Sunday, 16 May 2021

 


16 May 1945: An Taoiseach Eamon DeValera made his famous reply on Radio Éireann to the speech of British Prime Minister Sir Winston Churchill  a few days earlier in which he disparaged the role of the Irish Free State in the Second World War which had just ended.

In that speech Churchill had cast a cold eye on Mr Eamon De Valera’s role in denying to Britain the naval facilities known as the ‘Treaty Ports’ in the South that he felt they had a right to in time of war & compared it with the Loyalty of the North in the recent Conflict. In his Victory speech he called out the Irish Government:

...the approaches which the southern Irish ports and airfields could so easily have guarded were closed by the hostile aircraft and U-boats. This indeed was a deadly moment in our life, and if it had not been for the loyalty and friendship of Northern Ireland, we should have been forced to come to close quarters with Mr. de Valera, or perish from the earth. However, with a restraint and poise to which, I venture to say, history will find few parallels, His Majesty’s Government never laid a violent hand upon them, though at times it would have been quite easy and quite natural, and we left the de Valera Government to frolic with the German and later with the Japanese representatives to their heart’s content."

This was a jibe that DeValera felt he could not let go unanswered and he took to the airwaves to counter the accusation that Ireland should have actively taken part on Britain’s side in the World War just ended. Some days previous he had called upon the German Legation and commiserated with the German representative here Dr Hempel on the death of the German Chancellor Adolf Hitler. To say this had not gone down well in certain quarters would be something of an understatement! However Churchill had then blundered in seeking to portray Irish Neutrality as something that Britain had the Right to override if it so wanted to do so. To this DeValera replied:

"Allowances can be made for Mr. Churchill’s statement, however unworthy, in the first flush of victory. No such excuse could be found for me in this quieter atmosphere. There are, however, some things it is essential to say. I shall try to say them as dispassionately as I can. Mr. Churchill makes it clear that, in certain circumstances, he would have violated our neutrality and that he would justify his actions by Britain’s necessity. It seems strange to me that Mr. Churchill does not see that this, if accepted, would mean that Britain's necessity would become a moral code and that when this necessity became sufficiently great, other people’s rights were not to count... Surely Mr. Churchill must see that if his contention be admitted in our regard, a like justification can be framed for similar acts of aggression elsewhere and no small nation adjoining a great Power could ever hope to be permitted to go its own way in peace...

Mr. Churchill is proud of Britain’s stand alone, after France had fallen and before America entered the war. Could he not find in his heart the generosity to acknowledge that there is a small nation that stood alone not for one year or two, but for several hundred years against aggression; that endured spoliations, famine, massacres, in endless succession; that was clubbed many times into insensibility, but each time on returning to consciousness took up the fight anew; a small nation that could never be got to accept defeat and has never surrendered her soul?"

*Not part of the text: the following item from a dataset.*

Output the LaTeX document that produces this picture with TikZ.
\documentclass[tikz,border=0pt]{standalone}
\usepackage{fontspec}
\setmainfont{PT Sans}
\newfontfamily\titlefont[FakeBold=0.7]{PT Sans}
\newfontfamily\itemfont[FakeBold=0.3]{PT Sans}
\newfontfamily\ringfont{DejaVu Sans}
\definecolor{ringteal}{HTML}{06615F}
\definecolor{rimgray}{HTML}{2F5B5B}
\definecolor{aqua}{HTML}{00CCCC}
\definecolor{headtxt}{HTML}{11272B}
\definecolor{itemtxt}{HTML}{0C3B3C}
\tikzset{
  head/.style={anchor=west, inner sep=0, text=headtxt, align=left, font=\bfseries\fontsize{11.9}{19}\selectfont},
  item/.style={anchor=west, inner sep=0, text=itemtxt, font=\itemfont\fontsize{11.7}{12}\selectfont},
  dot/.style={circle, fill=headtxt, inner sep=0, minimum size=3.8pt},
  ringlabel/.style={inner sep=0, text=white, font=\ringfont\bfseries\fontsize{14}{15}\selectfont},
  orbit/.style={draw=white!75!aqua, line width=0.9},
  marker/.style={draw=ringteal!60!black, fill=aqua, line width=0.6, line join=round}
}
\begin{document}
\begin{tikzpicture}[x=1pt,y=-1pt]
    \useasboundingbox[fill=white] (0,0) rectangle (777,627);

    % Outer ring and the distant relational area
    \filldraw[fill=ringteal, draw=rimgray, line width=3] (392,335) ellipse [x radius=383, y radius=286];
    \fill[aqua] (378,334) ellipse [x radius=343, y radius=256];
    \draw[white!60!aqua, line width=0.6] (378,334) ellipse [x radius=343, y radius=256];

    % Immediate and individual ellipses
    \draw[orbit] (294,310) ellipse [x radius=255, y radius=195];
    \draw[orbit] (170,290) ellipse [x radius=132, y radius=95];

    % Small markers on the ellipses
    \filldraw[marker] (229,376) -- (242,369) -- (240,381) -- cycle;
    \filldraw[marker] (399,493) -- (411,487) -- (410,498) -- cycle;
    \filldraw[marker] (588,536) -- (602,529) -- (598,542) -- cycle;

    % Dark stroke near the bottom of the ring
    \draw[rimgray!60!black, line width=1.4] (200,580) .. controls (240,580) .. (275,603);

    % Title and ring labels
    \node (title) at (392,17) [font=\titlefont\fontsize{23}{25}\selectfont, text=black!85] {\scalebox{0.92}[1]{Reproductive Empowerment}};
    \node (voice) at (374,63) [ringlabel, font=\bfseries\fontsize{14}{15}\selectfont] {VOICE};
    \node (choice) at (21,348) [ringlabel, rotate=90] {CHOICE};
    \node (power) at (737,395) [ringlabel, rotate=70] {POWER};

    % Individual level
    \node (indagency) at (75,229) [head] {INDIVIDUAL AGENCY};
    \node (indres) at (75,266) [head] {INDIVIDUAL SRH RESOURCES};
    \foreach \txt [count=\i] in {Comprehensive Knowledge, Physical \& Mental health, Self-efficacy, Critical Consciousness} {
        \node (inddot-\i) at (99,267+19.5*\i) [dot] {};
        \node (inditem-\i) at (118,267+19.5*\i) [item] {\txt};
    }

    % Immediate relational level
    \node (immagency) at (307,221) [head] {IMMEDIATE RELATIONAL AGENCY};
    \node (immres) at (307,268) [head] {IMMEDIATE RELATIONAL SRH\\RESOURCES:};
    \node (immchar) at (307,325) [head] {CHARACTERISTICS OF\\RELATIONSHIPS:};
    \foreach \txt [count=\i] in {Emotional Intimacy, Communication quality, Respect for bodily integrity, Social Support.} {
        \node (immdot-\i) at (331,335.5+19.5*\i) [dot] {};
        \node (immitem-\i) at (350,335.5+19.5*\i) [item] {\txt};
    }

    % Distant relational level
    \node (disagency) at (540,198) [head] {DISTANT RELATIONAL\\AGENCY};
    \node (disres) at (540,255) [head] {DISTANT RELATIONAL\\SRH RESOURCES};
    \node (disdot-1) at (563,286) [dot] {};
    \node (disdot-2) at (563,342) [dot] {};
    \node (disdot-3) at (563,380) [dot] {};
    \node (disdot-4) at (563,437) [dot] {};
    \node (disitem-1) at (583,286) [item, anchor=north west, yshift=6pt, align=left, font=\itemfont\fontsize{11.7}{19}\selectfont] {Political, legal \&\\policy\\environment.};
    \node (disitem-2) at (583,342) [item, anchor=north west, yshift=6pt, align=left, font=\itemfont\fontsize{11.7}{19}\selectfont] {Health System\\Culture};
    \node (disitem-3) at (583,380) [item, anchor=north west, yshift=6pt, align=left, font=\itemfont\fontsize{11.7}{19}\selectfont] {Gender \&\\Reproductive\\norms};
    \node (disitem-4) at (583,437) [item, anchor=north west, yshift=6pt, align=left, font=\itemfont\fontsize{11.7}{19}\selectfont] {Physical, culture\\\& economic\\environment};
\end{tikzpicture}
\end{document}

His speech had an electrifying effect on Irish public opinion and was seen as a dignified response to Churchill’s ill considered remarks about Ireland. It appears that on mature reflection the British Prime Minister realised he had gone too far and the matter was let drop. Anyway he heavily lost the British General Election in June that year and did not return to Office until 1951 - by which time the Irish Free State had declared itself a Republic and was not even nominally part of the British Empire  - an event that Mr DeValera had nothing at all to do with it!